> [TO BE DONE]
In the entries below, identify every line with the string "this" and copy it.

─── RECORDS PROVIDED

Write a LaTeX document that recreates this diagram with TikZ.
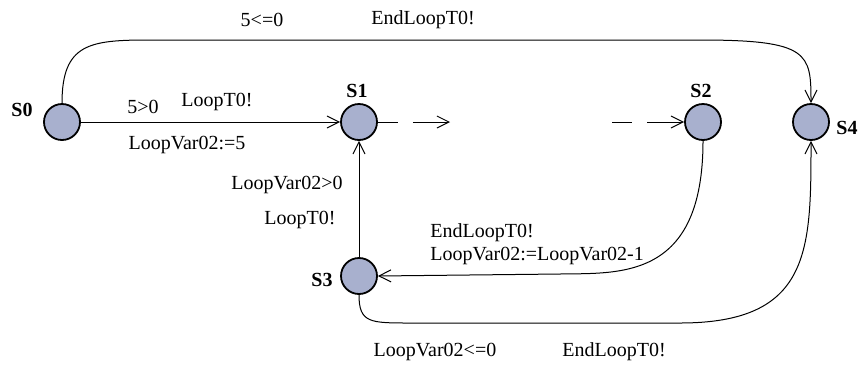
\documentclass[tikz,border=0pt]{standalone}
\usepackage{xcolor}
\usepackage{fontspec}
\setmainfont{Liberation Serif}
\usetikzlibrary{arrows.meta}
\definecolor{locfill}{RGB}{168,176,206}

\begin{document}
\begin{tikzpicture}[x=0.5pt,y=-0.5pt,
		loc/.style={circle, draw, line width=0.9pt, fill=locfill, minimum size=18pt, inner sep=0pt},
		locname/.style={font=\bfseries},
		lab/.style={inner sep=0pt},
		edge/.style={line width=0.5pt, -{Straight Barb[length=6pt,width=6pt]}},
		gap/.style={dash pattern=on 10pt off 7.5pt on 40pt}]
		\useasboundingbox (0,0) rectangle (861,365);
		% locations
		\node[loc](S0) at (62,122){};
		\node[loc](S1) at (359,122){};
		\node[loc](S2) at (703,122){};
		\node[loc](S4) at (811,122){};
		\node[loc](S3) at (359,276){};
		\node[locname](n0) at (22,110){S0};
		\node[locname](n1) at (357,91){S1};
		\node[locname](n2) at (701,91){S2};
		\node[locname](n4) at (847,128){S4};
		\node[locname](n3) at (322,280){S3};
		% free ends
		\coordinate(d1) at (450,122);
		\coordinate(d2) at (612,122);
		\coordinate(t1) at (150,40);
		\coordinate(t2) at (700,40);
		\coordinate(m1) at (560,274);
		\coordinate(b1) at (410,323);
		\coordinate(b2) at (680,323);
		% transitions
		\draw[edge](S0)--(S1);
		\draw[edge](S0.north)..controls +(0,-60) and +(-60,0)..(t1)--(t2)..controls +(109,0) and +(0,-50)..(S4.north);
		\draw[edge,gap](S1)--(d1);
		\draw[edge,gap](d2)--(S2);
		\draw[edge](S3)--(S1);
		\draw[edge](S2.south)..controls (703,280) and (620,273)..(m1)--(S3.east);
		\draw[edge](S3.south)..controls +(0,28) and +(-40,0)..(b1)--(b2)..controls (811,323) and (811,250)..(S4.south);
		% labels
		\node[lab](g1) at (262,20){5<=0};
		\node[lab](s1) at (423,20){EndLoopT0!};
		\node[lab](g2) at (143,107){5>0};
		\node[lab](s2) at (217,102){LoopT0!};
		\node[lab](a2) at (187,145){LoopVar02:=5};
		\node[lab](g3) at (287,185){LoopVar02>0};
		\node[lab](s3) at (300,220){LoopT0!};
		\node[lab,anchor=west](s4) at (430,233){EndLoopT0!};
		\node[lab,anchor=west](a4) at (430,256){LoopVar02:=LoopVar02-1};
		\node[lab](g5) at (435,352){LoopVar02<=0};
		\node[lab](s5) at (614,352){EndLoopT0!};
\end{tikzpicture}
\end{document}
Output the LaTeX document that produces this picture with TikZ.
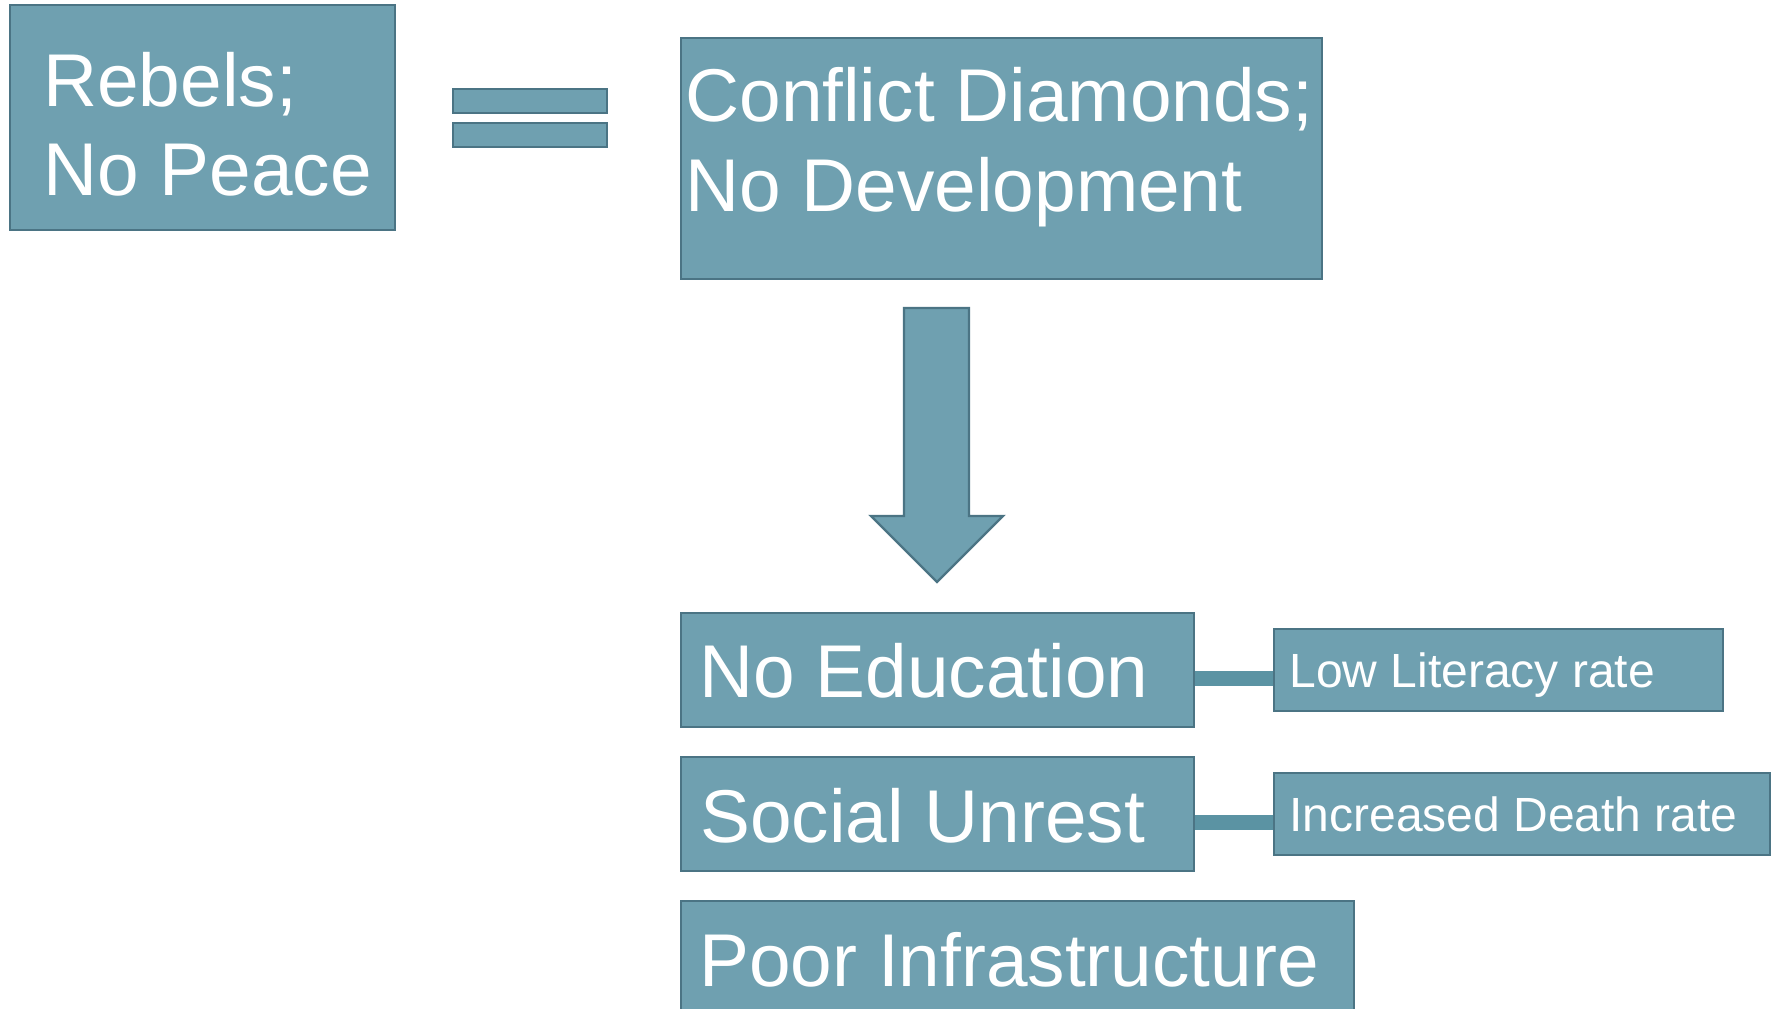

──────

> [FULL RESPONSE]
Write a LaTeX document that recreates this diagram with TikZ.
Output the LaTeX document that produces this picture with TikZ.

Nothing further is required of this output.